Sales were outstanding throughout the 1920s, especially when Cunningham secured itself as the industry standard for player pianos. But the Great Depression hit the business hard, forcing the company to give up on its illustrious office and sales tower and move to other quarters. In 1936, the building was rented out to Petrie’s, a New York based woman’s wear chain. $135,000 of alterations were done to accommodate the new tenant. Among the changes were new side facade signs that covered the Cunningham ones.
Petrie’s only stayed for a short time until the building was purchased in 1938 by the Anthony H. Geuting Company, a shoe manufacturer and seller. They’d had a store on the 1200 block of Chestnut since 1919 and were eager to expand, moving into the first 10 floors of the building and leasing the top five to other companies. Geuting’s was billed as the world’s largest shoe store when it opened in January of 1939. Yet again, another side facade sign was painted over the old ones. On February 1st, 1952, A. H. Geuting sold the shoe store but retained ownership of the old Cunningham Building–leasing it to others for the next 20 years.
In 1973, the property was purchased by the UK-based Corris Properties, who held it all the way up to 1998, when PMC Investments bought the place for $1 million. PMC moved their worldwide chemicals and plastics concern from their previous location in Ardmore and altered the facade to declare their presence. The building still says “PMC Group Building” on the front to this day. In 2001, only a few years later, Tony Goldman, Messiah of 13th Street, bought the building for $2.45 million. PMC moved to Mt. Laurel, New Jersey.
Goldman wanted to turn the place into condos. In early 2005, he spent 900 G’s on 1316 Chestnut, the single story retail box next door, presumably to make room for the addition. He commissioned two architecture firms, Brett Webber Architects and Erdy-McHenry Architecture, to create separate plans for the building, both of which called for building onto the historic party wall, Cunningham’s best feature. E-M’s plan, featured in last year’s Gray Area preservation initiative, was born from what they called a “host-parasite” typology. Their addition, which would have preserved but also visually obliterated much of the party wall, would have reengaged the original core of the now obsolete office building, also strengthening it to withstand seismic activity.
But on June 15th, 2007, at the very peak of the boom, in an event that perhaps no one predicted, Goldman sold the tower and retail box to the Church of Scientology for a cool 7.8 mil. The good ol’ Cunningham Building would now set another world record…it would be the tallest building in the Church of Scientology. This event made headlines, pushing the tower into a limelight it had not had since it opened. Some people balked at the idea of the structure having this kind of use, but at least SOMEONE was seeing the value of A. J. Sauer’s masterwork.
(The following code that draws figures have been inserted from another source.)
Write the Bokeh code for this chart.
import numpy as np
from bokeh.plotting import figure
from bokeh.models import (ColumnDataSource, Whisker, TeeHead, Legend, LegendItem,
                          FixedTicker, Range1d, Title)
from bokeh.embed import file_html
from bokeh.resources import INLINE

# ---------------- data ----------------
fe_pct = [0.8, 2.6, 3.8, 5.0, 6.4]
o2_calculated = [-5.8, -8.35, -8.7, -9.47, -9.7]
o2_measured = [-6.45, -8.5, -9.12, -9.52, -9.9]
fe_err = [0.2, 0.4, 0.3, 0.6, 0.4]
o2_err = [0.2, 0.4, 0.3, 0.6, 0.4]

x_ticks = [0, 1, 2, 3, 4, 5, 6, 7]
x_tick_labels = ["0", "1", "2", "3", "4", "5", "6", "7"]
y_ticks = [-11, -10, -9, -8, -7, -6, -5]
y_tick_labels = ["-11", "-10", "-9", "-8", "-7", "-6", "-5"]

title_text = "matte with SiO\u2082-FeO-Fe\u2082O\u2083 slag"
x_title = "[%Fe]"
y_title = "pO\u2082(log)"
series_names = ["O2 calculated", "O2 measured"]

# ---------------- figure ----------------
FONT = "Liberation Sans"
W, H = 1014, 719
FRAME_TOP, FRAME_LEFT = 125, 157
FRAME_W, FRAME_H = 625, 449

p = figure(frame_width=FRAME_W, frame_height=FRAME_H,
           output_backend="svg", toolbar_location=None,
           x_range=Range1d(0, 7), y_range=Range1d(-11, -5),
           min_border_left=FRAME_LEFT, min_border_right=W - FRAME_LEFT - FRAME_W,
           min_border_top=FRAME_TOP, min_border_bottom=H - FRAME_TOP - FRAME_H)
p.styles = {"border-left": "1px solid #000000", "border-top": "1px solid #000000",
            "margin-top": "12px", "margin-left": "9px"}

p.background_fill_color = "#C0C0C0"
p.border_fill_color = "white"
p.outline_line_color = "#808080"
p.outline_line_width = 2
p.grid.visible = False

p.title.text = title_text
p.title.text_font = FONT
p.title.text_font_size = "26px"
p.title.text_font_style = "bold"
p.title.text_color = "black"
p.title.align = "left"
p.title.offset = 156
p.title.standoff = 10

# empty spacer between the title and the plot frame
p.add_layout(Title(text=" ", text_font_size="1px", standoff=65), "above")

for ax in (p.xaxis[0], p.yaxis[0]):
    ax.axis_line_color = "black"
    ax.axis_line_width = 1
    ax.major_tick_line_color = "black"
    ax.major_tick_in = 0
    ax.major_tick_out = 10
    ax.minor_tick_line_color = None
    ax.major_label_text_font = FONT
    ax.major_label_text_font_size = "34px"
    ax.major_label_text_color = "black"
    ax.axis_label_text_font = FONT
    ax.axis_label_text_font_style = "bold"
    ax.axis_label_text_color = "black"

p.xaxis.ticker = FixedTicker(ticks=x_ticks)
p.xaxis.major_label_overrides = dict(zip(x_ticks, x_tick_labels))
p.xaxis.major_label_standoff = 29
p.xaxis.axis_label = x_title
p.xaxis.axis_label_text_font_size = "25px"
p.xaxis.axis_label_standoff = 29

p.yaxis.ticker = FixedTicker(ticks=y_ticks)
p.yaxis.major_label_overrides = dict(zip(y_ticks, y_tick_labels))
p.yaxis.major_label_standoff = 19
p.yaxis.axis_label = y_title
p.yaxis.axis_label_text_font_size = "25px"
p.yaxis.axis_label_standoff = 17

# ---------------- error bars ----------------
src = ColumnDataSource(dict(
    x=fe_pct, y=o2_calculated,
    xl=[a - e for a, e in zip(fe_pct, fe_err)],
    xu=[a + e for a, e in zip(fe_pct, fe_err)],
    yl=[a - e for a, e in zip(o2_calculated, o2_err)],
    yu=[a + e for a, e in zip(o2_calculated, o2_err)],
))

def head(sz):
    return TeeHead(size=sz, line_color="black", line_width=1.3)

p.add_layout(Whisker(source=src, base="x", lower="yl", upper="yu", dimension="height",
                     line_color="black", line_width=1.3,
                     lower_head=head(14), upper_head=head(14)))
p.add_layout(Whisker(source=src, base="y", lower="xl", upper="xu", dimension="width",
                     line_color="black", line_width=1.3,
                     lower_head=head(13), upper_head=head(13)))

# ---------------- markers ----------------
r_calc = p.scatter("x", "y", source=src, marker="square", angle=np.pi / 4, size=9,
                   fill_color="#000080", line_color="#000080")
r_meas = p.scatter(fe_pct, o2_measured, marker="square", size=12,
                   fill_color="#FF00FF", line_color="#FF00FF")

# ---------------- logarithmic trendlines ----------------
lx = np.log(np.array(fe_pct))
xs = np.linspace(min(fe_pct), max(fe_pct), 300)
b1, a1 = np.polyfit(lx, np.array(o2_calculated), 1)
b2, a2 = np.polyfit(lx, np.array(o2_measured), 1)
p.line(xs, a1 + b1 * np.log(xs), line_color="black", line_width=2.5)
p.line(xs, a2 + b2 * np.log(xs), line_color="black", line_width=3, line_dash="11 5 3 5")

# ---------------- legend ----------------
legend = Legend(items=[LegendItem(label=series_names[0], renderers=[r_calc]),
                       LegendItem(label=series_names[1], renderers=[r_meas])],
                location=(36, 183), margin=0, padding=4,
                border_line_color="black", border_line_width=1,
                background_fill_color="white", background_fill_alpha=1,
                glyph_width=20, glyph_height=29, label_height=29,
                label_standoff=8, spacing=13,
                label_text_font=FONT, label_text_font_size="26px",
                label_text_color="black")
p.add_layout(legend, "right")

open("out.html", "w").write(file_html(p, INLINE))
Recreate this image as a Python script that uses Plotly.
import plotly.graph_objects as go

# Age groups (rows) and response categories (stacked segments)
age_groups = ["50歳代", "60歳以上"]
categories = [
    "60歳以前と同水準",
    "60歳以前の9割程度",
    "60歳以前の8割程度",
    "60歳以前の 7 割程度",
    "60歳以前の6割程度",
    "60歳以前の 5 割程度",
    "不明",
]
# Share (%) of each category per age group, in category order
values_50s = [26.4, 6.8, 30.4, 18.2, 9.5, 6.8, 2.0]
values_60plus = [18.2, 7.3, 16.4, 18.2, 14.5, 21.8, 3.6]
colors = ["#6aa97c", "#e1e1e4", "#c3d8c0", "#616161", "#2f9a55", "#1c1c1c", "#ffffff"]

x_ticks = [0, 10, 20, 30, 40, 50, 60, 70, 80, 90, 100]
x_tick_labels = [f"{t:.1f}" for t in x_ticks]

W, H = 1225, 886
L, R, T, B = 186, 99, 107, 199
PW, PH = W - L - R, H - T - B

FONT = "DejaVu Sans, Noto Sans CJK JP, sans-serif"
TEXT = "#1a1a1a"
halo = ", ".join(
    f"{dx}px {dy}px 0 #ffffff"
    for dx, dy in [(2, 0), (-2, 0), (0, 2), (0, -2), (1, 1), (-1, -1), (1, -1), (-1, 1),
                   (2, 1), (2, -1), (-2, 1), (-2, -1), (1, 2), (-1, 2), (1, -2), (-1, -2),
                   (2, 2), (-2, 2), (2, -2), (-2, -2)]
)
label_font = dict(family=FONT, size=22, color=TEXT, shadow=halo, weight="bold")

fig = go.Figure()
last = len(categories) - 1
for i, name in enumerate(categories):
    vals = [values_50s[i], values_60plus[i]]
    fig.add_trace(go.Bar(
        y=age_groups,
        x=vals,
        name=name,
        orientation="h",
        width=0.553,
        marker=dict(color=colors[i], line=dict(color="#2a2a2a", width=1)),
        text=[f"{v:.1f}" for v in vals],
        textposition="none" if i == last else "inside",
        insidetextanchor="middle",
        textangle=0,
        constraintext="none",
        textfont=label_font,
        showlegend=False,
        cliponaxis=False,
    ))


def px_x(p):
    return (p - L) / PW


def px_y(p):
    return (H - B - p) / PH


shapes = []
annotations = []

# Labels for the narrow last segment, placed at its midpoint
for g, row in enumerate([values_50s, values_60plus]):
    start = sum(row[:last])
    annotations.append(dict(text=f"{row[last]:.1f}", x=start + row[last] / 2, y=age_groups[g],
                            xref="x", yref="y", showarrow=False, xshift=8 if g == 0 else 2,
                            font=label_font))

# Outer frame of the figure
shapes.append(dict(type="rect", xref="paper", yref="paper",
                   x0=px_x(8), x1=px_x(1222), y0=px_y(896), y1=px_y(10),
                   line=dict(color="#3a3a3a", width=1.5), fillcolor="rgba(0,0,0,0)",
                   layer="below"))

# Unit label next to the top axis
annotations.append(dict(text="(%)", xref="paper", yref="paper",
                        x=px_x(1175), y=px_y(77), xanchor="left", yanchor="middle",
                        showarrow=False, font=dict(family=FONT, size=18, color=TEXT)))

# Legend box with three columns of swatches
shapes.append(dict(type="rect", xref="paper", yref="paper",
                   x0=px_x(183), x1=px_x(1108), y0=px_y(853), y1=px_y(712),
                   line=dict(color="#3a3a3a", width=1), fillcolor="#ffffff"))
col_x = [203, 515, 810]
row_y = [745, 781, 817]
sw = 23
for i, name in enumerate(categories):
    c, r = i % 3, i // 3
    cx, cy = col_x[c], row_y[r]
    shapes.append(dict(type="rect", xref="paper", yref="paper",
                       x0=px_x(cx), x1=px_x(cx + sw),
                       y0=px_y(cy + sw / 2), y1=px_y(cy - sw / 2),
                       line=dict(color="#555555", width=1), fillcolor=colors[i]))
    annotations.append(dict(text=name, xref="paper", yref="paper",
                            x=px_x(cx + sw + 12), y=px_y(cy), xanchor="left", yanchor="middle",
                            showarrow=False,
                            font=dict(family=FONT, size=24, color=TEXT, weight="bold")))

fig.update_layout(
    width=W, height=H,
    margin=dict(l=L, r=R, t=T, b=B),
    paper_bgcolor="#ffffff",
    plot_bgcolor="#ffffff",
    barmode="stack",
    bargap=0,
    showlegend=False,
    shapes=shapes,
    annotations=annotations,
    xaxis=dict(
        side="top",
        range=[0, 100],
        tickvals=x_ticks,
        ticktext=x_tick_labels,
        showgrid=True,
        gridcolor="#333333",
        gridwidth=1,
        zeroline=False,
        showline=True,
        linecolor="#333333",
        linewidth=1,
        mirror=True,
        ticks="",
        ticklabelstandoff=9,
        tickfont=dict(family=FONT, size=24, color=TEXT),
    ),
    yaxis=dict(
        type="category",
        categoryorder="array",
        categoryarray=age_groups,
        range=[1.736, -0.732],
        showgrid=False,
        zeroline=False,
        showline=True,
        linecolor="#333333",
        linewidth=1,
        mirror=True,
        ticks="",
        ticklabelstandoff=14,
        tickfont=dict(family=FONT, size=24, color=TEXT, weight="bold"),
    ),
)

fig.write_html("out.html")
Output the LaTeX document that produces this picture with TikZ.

Five years since the sale, despite plans, no alterations have been completed. Proposed alterations of the building, though extensive, still keep the original exterior relatively intact. One rendering even has a vertical sign on the side saying “SCIENTOLOGY”, hearkening back to the old timey party wall signs.
Hopefully, they’ll get the renovations going some time soon–and I mean very soon. The Cunningham Building has been disrespected enough by neglect. It deserves to be put back in use. Eleven years of sitting empty is never good for a building. I don’t care who will be the one to do it… just get it done already.